Michael Head & The Red Elastic Band – Dear Scott – Album Review
by Killian Laher
Michael Head, formerly of Pale Fountains and Shack, is spoken about in hushed tones by those familiar with this cult (small c) songwriter. The array of releases over the years makes him a hard man to pin down, but on the evidence of this, it’s worth the effort. This is his second album with the Red Elastic Band, released recently and it’s a joyful thing.
The opener Kismet is a wonderful slice of guitar jangle. It’s almost a mini symphony, as the orgy of guitars are joined by keyboards and horns. The lazy Stones-y sway of Broken Beauty is broken up by jaunty horns, while the stripped-down Freedom has lovely acoustic guitar and soft backing vocals.

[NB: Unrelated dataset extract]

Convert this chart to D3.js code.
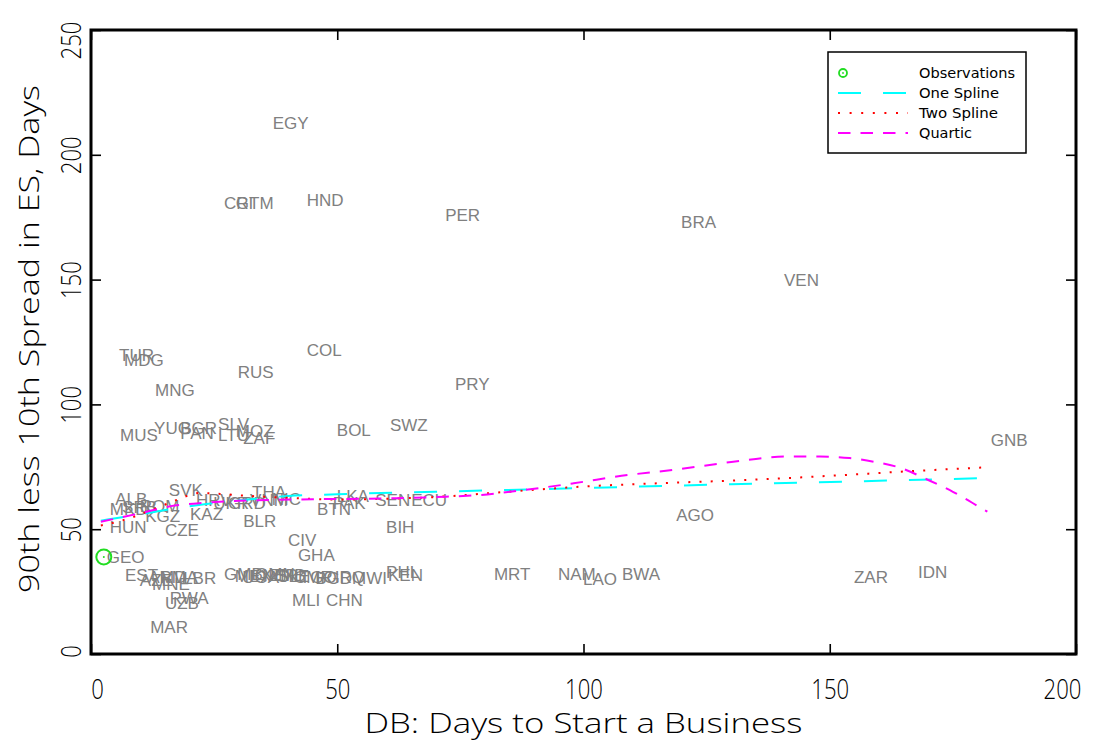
<!DOCTYPE html>
<html>
<head>
<meta charset="utf-8">
<script src="https://cdn.jsdelivr.net/npm/d3@7"></script>
<style>
  html, body { margin: 0; padding: 0; background: #fff; }
  svg { display: block; }
</style>
</head>
<body>
<div id="chart"></div>
<script>
// ---------------- data ----------------
const countries = ["EGY","CRI","GTM","HND","PER","BRA","VEN","TUR","MDG","MNG","RUS","COL","PRY","MUS","YUG","BGR","PAN","SLV","LTU","MOZ","ZAF","BOL","SWZ","GNB","SVK","ALB","MKD","SRB","ROM","KGZ","HUN","CZE","KAZ","HRV","UKR","GRD","VNM","NIC","THA","BLR","LKA","BTN","PAK","SEN","ECU","BIH","CIV","GHA","AGO","GEO","EST","AZE","ARM","MNE","MDA","LBR","UZB","RWA","MAR","GMB","MEX","UGA","OMN","NER","ZMB","SLE","CMR","TGO","BGD","IRQ","MWI","MLI","CHN","PHL","KEN","MRT","NAM","LAO","BWA","ZAR","IDN"];
const dbDays = [36.3,26.4,28.8,43.2,71.3,119.2,140.1,5.1,6.1,12.4,29.2,43.2,73.3,5.3,12.2,17.5,17.5,25.2,25.2,28.8,30.3,49.3,60.1,182.1,15.2,4.3,3.2,5.7,9.3,10.4,3.2,14.4,19.5,20.7,24.2,27.2,31.7,36.1,32.1,30.3,49.3,45.3,48.5,57.1,64.4,59.3,39.4,41.4,118.2,2.6,6.3,9.3,11.0,11.8,13.4,18.1,14.4,15.4,11.4,26.4,28.6,30.1,32.7,34.1,35.7,37.2,40.6,41.8,44.9,48.9,52.4,40.2,47.1,59.3,59.7,81.2,94.2,99.3,107.2,154.3,167.3];
const esSpread = [212.7,180.7,180.7,181.9,175.9,173.1,149.8,119.8,117.8,105.8,113.0,121.8,108.2,87.7,90.5,90.5,88.5,92.1,87.7,89.3,86.5,89.7,91.7,85.7,65.7,62.1,58.1,58.9,59.3,55.3,50.9,49.7,56.1,61.7,60.5,60.5,61.7,62.1,64.9,53.3,63.3,58.1,60.5,61.7,61.7,50.9,45.7,39.7,55.7,38.9,31.7,29.6,30.8,28.0,30.8,30.4,20.4,22.4,10.8,32.1,31.3,30.8,32.1,31.7,31.7,31.3,30.8,30.8,30.4,30.8,30.4,21.6,21.6,32.9,31.7,32.1,32.1,30.0,32.1,30.8,32.9];
const markedCountry = "GEO";

const oneSplineX = [2, 10, 20, 30, 40, 50, 70, 100, 130, 160, 182];
const oneSpline  = [53.4, 56.0, 59.2, 61.5, 63.3, 64.0, 65.0, 66.5, 68.0, 69.4, 70.5];

const twoSplineX = [2, 5, 8, 12, 16.5, 19, 22, 25, 30, 40, 50, 60, 70, 80, 90, 100, 118, 133, 152, 166, 182];
const twoSpline  = [51.5, 52.8, 54.5, 57.5, 61, 63, 64.5, 64.3, 63.6, 62.6, 61.9, 62.2, 62.9, 64.3, 65.8, 67.1, 68.6, 69.7, 71.6, 73.2, 74.8];

const quarticX = [2, 10, 17, 22, 30, 45, 62, 72, 79, 88, 98, 109, 118, 130, 141, 148, 154, 159, 164, 170, 175, 179, 182];
const quartic  = [53, 56.4, 59.5, 60.4, 61.4, 62, 62.4, 63, 63.7, 65.7, 68.4, 71.7, 73.7, 76.9, 79.1, 79.1, 78.5, 77, 74.8, 69.7, 65, 60.5, 57];

const xTicks = [0, 50, 100, 150, 200];
const yTicks = [0, 50, 100, 150, 200, 250];
const xTitle = "DB: Days to Start a Business";
const yTitle = "90th less 10th Spread in ES, Days";
const legendLabels = ["Observations", "One Spline", "Two Spline", "Quartic"];

// ---------------- layout ----------------
const W = 1104, H = 744;
const L = 91, R = 1076, T = 30, B = 654;
const tickFont = "'Open Sans', 'DejaVu Sans', sans-serif";

const svg = d3.select("#chart").append("svg").attr("width", W).attr("height", H);
svg.append("rect").attr("width", W).attr("height", H).attr("fill", "#fff");

const x = d3.scaleLinear().domain([0, 200]).range([L, R]);
const y = d3.scaleLinear().domain([0, 250]).range([B, T]);

// axes (ticks inside on all four sides)
const gx = svg.append("g").attr("transform", `translate(0,${B})`)
  .call(d3.axisBottom(x).tickValues(xTicks).tickSize(-10).tickFormat(d3.format("d")));
const gy = svg.append("g").attr("transform", `translate(${L},0)`)
  .call(d3.axisLeft(y).tickValues(yTicks).tickSize(-10).tickFormat(d3.format("d")));
const gxt = svg.append("g").attr("transform", `translate(0,${T})`)
  .call(d3.axisTop(x).tickValues(xTicks).tickSize(-10).tickFormat(""));
const gyr = svg.append("g").attr("transform", `translate(${R},0)`)
  .call(d3.axisRight(y).tickValues(yTicks).tickSize(-10).tickFormat(""));
[gx, gy, gxt, gyr].forEach(g => {
  g.select(".domain").remove();
  g.selectAll(".tick line").attr("stroke", "#000").attr("stroke-width", 1.6);
});

gx.selectAll(".tick text")
  .attr("y", 0).attr("dy", null)
  .attr("transform", d => `translate(${d === 0 ? 6 : (d === 200 ? -14 : 0)},45) scale(0.82,1)`)
  .attr("font-family", tickFont).attr("font-weight", 300)
  .attr("font-size", 27).attr("fill", "#000").attr("text-anchor", "middle");

gy.selectAll(".tick text")
  .attr("x", 0).attr("y", 0).attr("dy", null)
  .attr("transform", d => `translate(-10,${d === 250 ? 10 : (d === 0 ? -3 : 0)}) rotate(-90) scale(0.82,1)`)
  .attr("font-family", tickFont).attr("font-weight", 300)
  .attr("font-size", 27).attr("fill", "#000").attr("text-anchor", "middle");

// titles
svg.append("text")
  .attr("x", (L + R) / 2 + 0).attr("y", 733)
  .attr("text-anchor", "middle")
  .attr("font-family", tickFont).attr("font-weight", 300).attr("font-size", 27)
  .attr("textLength", 438).attr("lengthAdjust", "spacingAndGlyphs")
  .text(xTitle);
svg.append("text")
  .attr("transform", `translate(39,339) rotate(-90)`)
  .attr("text-anchor", "middle")
  .attr("font-family", tickFont).attr("font-weight", 300).attr("font-size", 27)
  .attr("textLength", 508).attr("lengthAdjust", "spacingAndGlyphs")
  .text(yTitle);

// country labels (placed to the right of each observation)
const obs = countries.map((c, i) => ({ c, x: dbDays[i], y: esSpread[i] }));
svg.append("g").selectAll("text").data(obs).join("text")
  .attr("x", d => x(d.x) + 3)
  .attr("y", d => y(d.y))
  .attr("dy", "0.36em")
  .attr("font-family", "'Liberation Sans', Arial, sans-serif")
  .attr("font-size", 17)
  .attr("fill", "#808080")
  .text(d => d.c);

// marked observation
const mk = obs.find(d => d.c === markedCountry);
svg.append("circle").attr("cx", x(mk.x)).attr("cy", y(mk.y)).attr("r", 7.5)
  .attr("fill", "none").attr("stroke", "#22dd22").attr("stroke-width", 2);
svg.append("circle").attr("cx", x(mk.x)).attr("cy", y(mk.y)).attr("r", 1)
  .attr("fill", "#22dd22");

// fitted lines
const line = d3.line().x(d => x(d[0])).y(d => y(d[1])).curve(d3.curveMonotoneX);
const series = [
  { xs: oneSplineX, ys: oneSpline, color: "#00ffff", dash: "23,22", cap: "butt" },
  { xs: twoSplineX, ys: twoSpline, color: "#ff0000", dash: "2,9.2", cap: "butt" },
  { xs: quarticX, ys: quartic, color: "#ff00ff", dash: "12.5,10", cap: "butt" }
];
series.forEach(s => {
  svg.append("path")
    .datum(s.xs.map((v, i) => [v, s.ys[i]]))
    .attr("d", line)
    .attr("fill", "none")
    .attr("stroke", s.color)
    .attr("stroke-width", 2)
    .attr("stroke-dasharray", s.dash)
    .attr("stroke-linecap", s.cap);
});

// frame
svg.append("rect").attr("x", L).attr("y", T).attr("width", R - L).attr("height", B - T)
  .attr("fill", "none").attr("stroke", "#000").attr("stroke-width", 3);

// legend
const lg = svg.append("g");
lg.append("rect").attr("x", 828).attr("y", 52).attr("width", 198).attr("height", 101)
  .attr("fill", "#fff").attr("stroke", "#000").attr("stroke-width", 1.5);
const rowY = [73, 93, 113, 133];
const textLens = [96, 80, 79, 53];
legendLabels.forEach((t, i) => {
  lg.append("text").attr("x", 919).attr("y", rowY[i]).attr("dy", "0.36em")
    .attr("font-family", "'DejaVu Sans', sans-serif").attr("font-size", 14)
    .attr("textLength", textLens[i]).attr("lengthAdjust", "spacingAndGlyphs")
    .attr("fill", "#000").text(t);
});
lg.append("circle").attr("cx", 843).attr("cy", rowY[0]).attr("r", 4)
  .attr("fill", "none").attr("stroke", "#22dd22").attr("stroke-width", 1.8);
lg.append("circle").attr("cx", 843).attr("cy", rowY[0]).attr("r", 0.9).attr("fill", "#22dd22");
series.forEach((s, i) => {
  lg.append("line").attr("x1", 838).attr("x2", 908).attr("y1", rowY[i + 1]).attr("y2", rowY[i + 1])
    .attr("stroke", s.color).attr("stroke-width", 2)
    .attr("stroke-dasharray", i === 1 ? "2,9.6" : s.dash);
});
</script>
</body>
</html>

Fluke with its gear shifts sounds forms the centrepiece, moving from slow drift to fast strumming, then back again. And damn, if The Ten isn’t the most gorgeous thing you’ll hear this year, I don’t know what is. It’s a tale about a bus ride in Liverpool over earnestly strummed guitar with a melody to die for, and a wonderful pastoral guitar and strings outro.
Every time you listen to the album it reveals just a little more. There’s so much going on in every track, musically and lyrically with little flourishes here and there. An unassuming joy.